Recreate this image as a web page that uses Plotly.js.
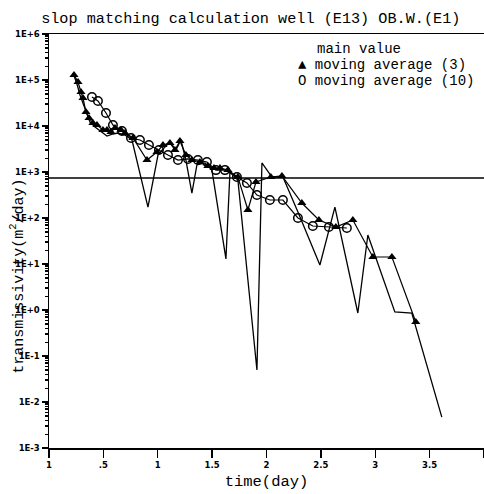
<!DOCTYPE html>
<html>
<head>
<meta charset="utf-8">
<script src="https://cdn.plot.ly/plotly-3.0.1.min.js"></script>
<style>html,body{margin:0;padding:0;background:#fff;}#chart{width:484px;height:494px;}</style>
</head>
<body>
<div id="chart"></div>
<script>
// ---- data ----
var mainX = [0.221,0.257,0.285,0.3125,0.340,0.377,0.423,0.469,0.533,0.588,0.634,0.699,0.763,0.910,1.002,1.057,1.112,1.167,1.213,1.259,1.314,1.360,1.434,1.498,1.627,1.664,1.737,1.912,1.958,2.050,2.151,2.289,2.491,2.629,2.840,2.932,3.180,3.336,3.612];
var mainY = [1.42e5,8.19e4,4.72e4,3.16e4,1.92e4,1.22e4,9.51e3,7.79e3,6.06e3,6.70e3,7.04e3,6.37e3,4.96e3,173,2.34e3,3.33e3,4.49e3,3.01e3,4.96e3,1.82e3,349,1.42e3,1.57e3,1.10e3,12.9,1.0e3,670,0.0497,1.57e3,778,778,135,9.5,173,0.86,42.7,0.906,0.86,0.0047];

var ma3X = [0.230,0.267,0.294,0.3125,0.340,0.368,0.404,0.441,0.496,0.533,0.570,0.607,0.662,0.699,0.772,0.901,0.993,1.048,1.112,1.158,1.204,1.259,1.314,1.388,1.461,1.517,1.572,1.645,1.737,1.829,1.903,2.040,2.142,2.325,2.482,2.638,2.794,2.978,3.153,3.373];
var ma3Y = [1.29e5,9.06e4,5.48e4,4.06e4,2.01e4,1.49e4,1.16e4,1.05e4,8.18e3,8.18e3,7.41e3,9.06e3,8.18e3,7.04e3,5.48e3,1.82e3,2.72e3,3.86e3,4.27e3,3.01e3,4.72e3,2.34e3,1.82e3,1.65e3,1.35e3,1.22e3,1.22e3,1.10e3,778,149,607,778,819,212,90.6,63.7,90.6,14.2,14.2,0.548];

var ma10X = [0.395,0.450,0.524,0.588,0.671,0.754,0.836,0.919,1.011,1.094,1.186,1.278,1.369,1.452,1.535,1.618,1.728,1.820,1.912,2.031,2.151,2.289,2.426,2.574,2.739];
var ma10Y = [4.27e4,3.49e4,1.92e4,1.05e4,7.79e3,5.48e3,4.96e3,3.86e3,3.01e3,2.34e3,1.82e3,1.92e3,1.82e3,1.65e3,1.10e3,1.10e3,778,577,316,246,246,100,67,63.7,60.6];

var hantushX = [0, 4];
var hantushY = [740, 740];

var xTickVals = [0,0.5,1,1.5,2,2.5,3,3.5,4];
var xTickText = ["1",".5","1","1.5","2","2.5","3","3.5","4"];
var yTickVals = [1e-3,1e-2,1e-1,1,1e1,1e2,1e3,1e4,1e5,1e6];
var yTickText = ["1E-3","1E-2","1E-1","1E+0","1E+1","1E+2","1E+3","1E+4","1E+5","1E+6"];

var seriesNames = ["main value","moving average (3)","moving average (10)"];

// ---- chart ----
var mono = "Liberation Mono, Courier New, monospace";
var tickFont = {family: "DejaVu Sans, sans-serif", size: 8.5, color: "#000", weight: "bold"};

var traces = [
  {x: mainX, y: mainY, mode: "lines", name: seriesNames[0],
   line: {color: "#000", width: 1.3}},
  {x: ma3X, y: ma3Y, mode: "lines+markers", name: seriesNames[1],
   line: {color: "#000", width: 1.2},
   marker: {symbol: "triangle-up", size: 8, color: "#000"}},
  {x: ma10X, y: ma10Y, mode: "lines+markers", name: seriesNames[2],
   line: {color: "#000", width: 1.2},
   marker: {symbol: "circle-open", size: 8.5, color: "#000", line: {width: 1.5, color: "#000"}}},
  {x: hantushX, y: hantushY, mode: "lines", name: "HANTUSH",
   line: {color: "#000", width: 1.4}}
];

var layout = {
  width: 484, height: 494,
  margin: {l: 49, r: 0, t: 34, b: 46},
  paper_bgcolor: "#fff", plot_bgcolor: "#fff",
  showlegend: false,
  title: {text: "slop matching calculation well (E13) OB.W.(E1)",
          font: {family: mono, size: 15.2, color: "#000"},
          x: 0.085, xref: "container", xanchor: "left", y: 0.975, yref: "container"},
  xaxis: {range: [0, 4], tickmode: "array", tickvals: xTickVals, ticktext: xTickText,
          ticks: "outside", ticklen: 8, tickwidth: 1.3, tickcolor: "#000",
          showline: true, linecolor: "#000", linewidth: 1.5, mirror: true,
          showgrid: false, zeroline: false, tickfont: tickFont,
          title: {text: "time(day)", font: {family: mono, size: 15.5, color: "#000"}, standoff: 6}},
  yaxis: {type: "log", range: [-3, 6], tickmode: "array", tickvals: yTickVals, ticktext: yTickText,
          ticks: "outside", ticklen: 6, tickwidth: 1.3, tickcolor: "#000",
          minor: {ticks: "outside", ticklen: 3, tickcolor: "#000", dtick: "D1", showgrid: false},
          showline: true, linecolor: "#000", linewidth: 1.5, mirror: true,
          showgrid: false, zeroline: false, tickfont: tickFont},
  annotations: [
    {xref: "paper", yref: "paper", x: -0.072, y: 0.415, text: "transmissivity(m<sup>2</sup>/day)",
     textangle: -90, showarrow: false, font: {family: mono, size: 15, color: "#000"},
     xanchor: "center", yanchor: "middle"},
    {xref: "x", yref: "y", x: 3.95, y: 740, text: "HANTUSH", showarrow: false,
     font: {family: mono, size: 13, color: "#000"}, xanchor: "right", yanchor: "bottom", yshift: 1},
    {xref: "x", yref: "paper", x: 2.445, y: 0.963, text: seriesNames[0], showarrow: false,
     font: {family: mono, size: 14, color: "#000"}, xanchor: "left", yanchor: "middle"},
    {xref: "x", yref: "paper", x: 2.27, y: 0.924, text: "\u25B2 " + seriesNames[1], showarrow: false,
     font: {family: mono, size: 14, color: "#000"}, xanchor: "left", yanchor: "middle"},
    {xref: "x", yref: "paper", x: 2.27, y: 0.886, text: "O " + seriesNames[2], showarrow: false,
     font: {family: mono, size: 14, color: "#000"}, xanchor: "left", yanchor: "middle"}
  ]
};

Plotly.newPlot("chart", traces, layout, {displayModeBar: false, staticPlot: true});
</script>
</body>
</html>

********

Exercise.
Retype the listing exactly. Pictures do not belong in the copy.

Solution to this task.
Recreate this image as a web page that uses Plotly.js.
<!DOCTYPE html>
<html>
<head>
<meta charset="utf-8">
<script src="https://cdn.plot.ly/plotly-3.0.1.min.js"></script>
<style>html,body{margin:0;padding:0;background:#fff;}#chart{width:484px;height:494px;}</style>
</head>
<body>
<div id="chart"></div>
<script>
// ---- data ----
var mainX = [0.221,0.257,0.285,0.3125,0.340,0.377,0.423,0.469,0.533,0.588,0.634,0.699,0.763,0.910,1.002,1.057,1.112,1.167,1.213,1.259,1.314,1.360,1.434,1.498,1.627,1.664,1.737,1.912,1.958,2.050,2.151,2.289,2.491,2.629,2.840,2.932,3.180,3.336,3.612];
var mainY = [1.42e5,8.19e4,4.72e4,3.16e4,1.92e4,1.22e4,9.51e3,7.79e3,6.06e3,6.70e3,7.04e3,6.37e3,4.96e3,173,2.34e3,3.33e3,4.49e3,3.01e3,4.96e3,1.82e3,349,1.42e3,1.57e3,1.10e3,12.9,1.0e3,670,0.0497,1.57e3,778,778,135,9.5,173,0.86,42.7,0.906,0.86,0.0047];

var ma3X = [0.230,0.267,0.294,0.3125,0.340,0.368,0.404,0.441,0.496,0.533,0.570,0.607,0.662,0.699,0.772,0.901,0.993,1.048,1.112,1.158,1.204,1.259,1.314,1.388,1.461,1.517,1.572,1.645,1.737,1.829,1.903,2.040,2.142,2.325,2.482,2.638,2.794,2.978,3.153,3.373];
var ma3Y = [1.29e5,9.06e4,5.48e4,4.06e4,2.01e4,1.49e4,1.16e4,1.05e4,8.18e3,8.18e3,7.41e3,9.06e3,8.18e3,7.04e3,5.48e3,1.82e3,2.72e3,3.86e3,4.27e3,3.01e3,4.72e3,2.34e3,1.82e3,1.65e3,1.35e3,1.22e3,1.22e3,1.10e3,778,149,607,778,819,212,90.6,63.7,90.6,14.2,14.2,0.548];

var ma10X = [0.395,0.450,0.524,0.588,0.671,0.754,0.836,0.919,1.011,1.094,1.186,1.278,1.369,1.452,1.535,1.618,1.728,1.820,1.912,2.031,2.151,2.289,2.426,2.574,2.739];
var ma10Y = [4.27e4,3.49e4,1.92e4,1.05e4,7.79e3,5.48e3,4.96e3,3.86e3,3.01e3,2.34e3,1.82e3,1.92e3,1.82e3,1.65e3,1.10e3,1.10e3,778,577,316,246,246,100,67,63.7,60.6];

var hantushX = [0, 4];
var hantushY = [740, 740];

var xTickVals = [0,0.5,1,1.5,2,2.5,3,3.5,4];
var xTickText = ["1",".5","1","1.5","2","2.5","3","3.5","4"];
var yTickVals = [1e-3,1e-2,1e-1,1,1e1,1e2,1e3,1e4,1e5,1e6];
var yTickText = ["1E-3","1E-2","1E-1","1E+0","1E+1","1E+2","1E+3","1E+4","1E+5","1E+6"];

var seriesNames = ["main value","moving average (3)","moving average (10)"];

// ---- chart ----
var mono = "Liberation Mono, Courier New, monospace";
var tickFont = {family: "DejaVu Sans, sans-serif", size: 8.5, color: "#000", weight: "bold"};

var traces = [
  {x: mainX, y: mainY, mode: "lines", name: seriesNames[0],
   line: {color: "#000", width: 1.3}},
  {x: ma3X, y: ma3Y, mode: "lines+markers", name: seriesNames[1],
   line: {color: "#000", width: 1.2},
   marker: {symbol: "triangle-up", size: 8, color: "#000"}},
  {x: ma10X, y: ma10Y, mode: "lines+markers", name: seriesNames[2],
   line: {color: "#000", width: 1.2},
   marker: {symbol: "circle-open", size: 8.5, color: "#000", line: {width: 1.5, color: "#000"}}},
  {x: hantushX, y: hantushY, mode: "lines", name: "HANTUSH",
   line: {color: "#000", width: 1.4}}
];

var layout = {
  width: 484, height: 494,
  margin: {l: 49, r: 0, t: 34, b: 46},
  paper_bgcolor: "#fff", plot_bgcolor: "#fff",
  showlegend: false,
  title: {text: "slop matching calculation well (E13) OB.W.(E1)",
          font: {family: mono, size: 15.2, color: "#000"},
          x: 0.085, xref: "container", xanchor: "left", y: 0.975, yref: "container"},
  xaxis: {range: [0, 4], tickmode: "array", tickvals: xTickVals, ticktext: xTickText,
          ticks: "outside", ticklen: 8, tickwidth: 1.3, tickcolor: "#000",
          showline: true, linecolor: "#000", linewidth: 1.5, mirror: true,
          showgrid: false, zeroline: false, tickfont: tickFont,
          title: {text: "time(day)", font: {family: mono, size: 15.5, color: "#000"}, standoff: 6}},
  yaxis: {type: "log", range: [-3, 6], tickmode: "array", tickvals: yTickVals, ticktext: yTickText,
          ticks: "outside", ticklen: 6, tickwidth: 1.3, tickcolor: "#000",
          minor: {ticks: "outside", ticklen: 3, tickcolor: "#000", dtick: "D1", showgrid: false},
          showline: true, linecolor: "#000", linewidth: 1.5, mirror: true,
          showgrid: false, zeroline: false, tickfont: tickFont},
  annotations: [
    {xref: "paper", yref: "paper", x: -0.072, y: 0.415, text: "transmissivity(m<sup>2</sup>/day)",
     textangle: -90, showarrow: false, font: {family: mono, size: 15, color: "#000"},
     xanchor: "center", yanchor: "middle"},
    {xref: "x", yref: "y", x: 3.95, y: 740, text: "HANTUSH", showarrow: false,
     font: {family: mono, size: 13, color: "#000"}, xanchor: "right", yanchor: "bottom", yshift: 1},
    {xref: "x", yref: "paper", x: 2.445, y: 0.963, text: seriesNames[0], showarrow: false,
     font: {family: mono, size: 14, color: "#000"}, xanchor: "left", yanchor: "middle"},
    {xref: "x", yref: "paper", x: 2.27, y: 0.924, text: "\u25B2 " + seriesNames[1], showarrow: false,
     font: {family: mono, size: 14, color: "#000"}, xanchor: "left", yanchor: "middle"},
    {xref: "x", yref: "paper", x: 2.27, y: 0.886, text: "O " + seriesNames[2], showarrow: false,
     font: {family: mono, size: 14, color: "#000"}, xanchor: "left", yanchor: "middle"}
  ]
};

Plotly.newPlot("chart", traces, layout, {displayModeBar: false, staticPlot: true});
</script>
</body>
</html>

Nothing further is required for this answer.